Carbon-coated, hierarchically mesoporous TiO₂ microparticles as an anode material for lithium and sodium ion batteries

Hierarchically porous anatase TiO₂ microparticles are synthesized in supercritical methanol (scMeOH) in the presence of organic surface modifiers such as oleylamine, oleic acid, and poly(ethylene glycol)methyl ether/citric acid (PEGME/CA) mixture. Primary TiO₂ nanoparticles (5–9 nm) that loosely aggregate to form secondary micron-sized particles (0.2–1.5 μm) are obtained in the presence of PEGME/CA. The surface modifier aids the effective suppression of undesirable crystal growth because their molecules cap the surfaces of growing particles in scMeOH. An ultrathin, conformal and uniform carbon layer with 1–2 nm thickness is then formed on the surface of the TiO₂ particles by heat treatment.
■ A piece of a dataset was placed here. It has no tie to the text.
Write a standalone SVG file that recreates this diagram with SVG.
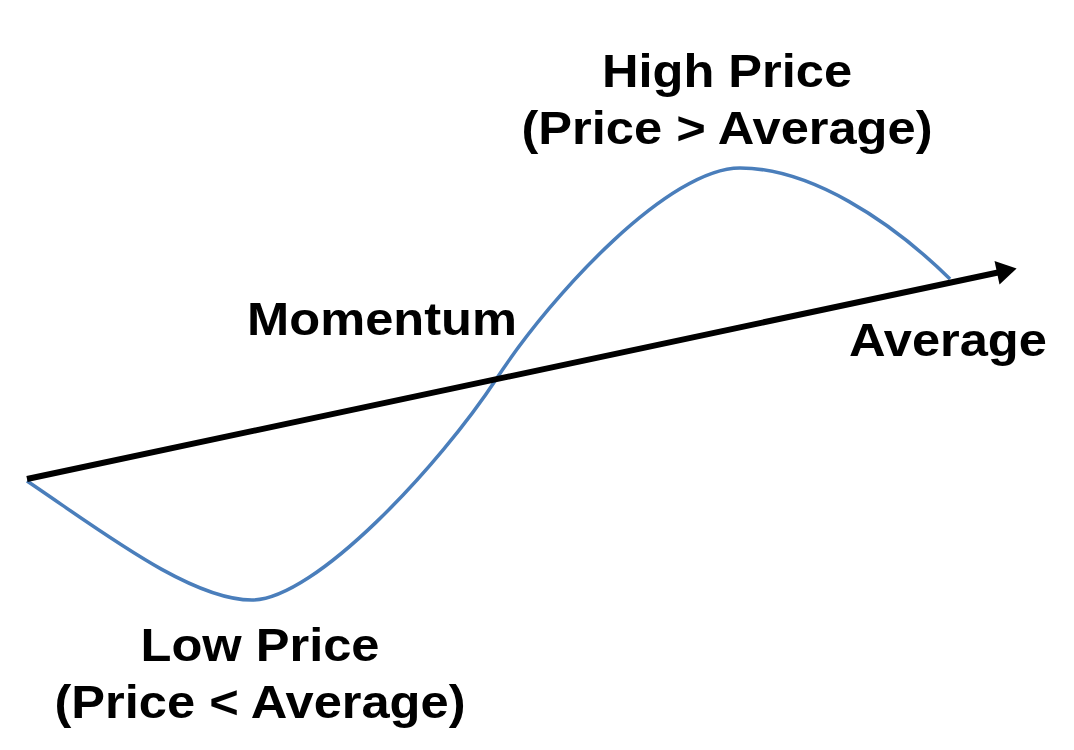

The carbon-coated TiO₂ particles delivers 231 mAh g⁻¹ at 0.1 C after 50 cycles and 85 mAh g⁻¹ at 10 C in a lithium-ion battery cell, 275 mAh g⁻¹ at 0.1 C after 50 cycles, 40 mAh g⁻¹ at 10 C, and high capacity retention of 94% after 450 cycles in a sodium-ion battery cell. The excellent electrochemical performance of the TiO₂ particles is attributed to the small crystallite size, continuous electronic network formed by the close contact of individual carbon-coated primary TiO₂ particles, and the effective penetration of the mesopores by the electrolytes.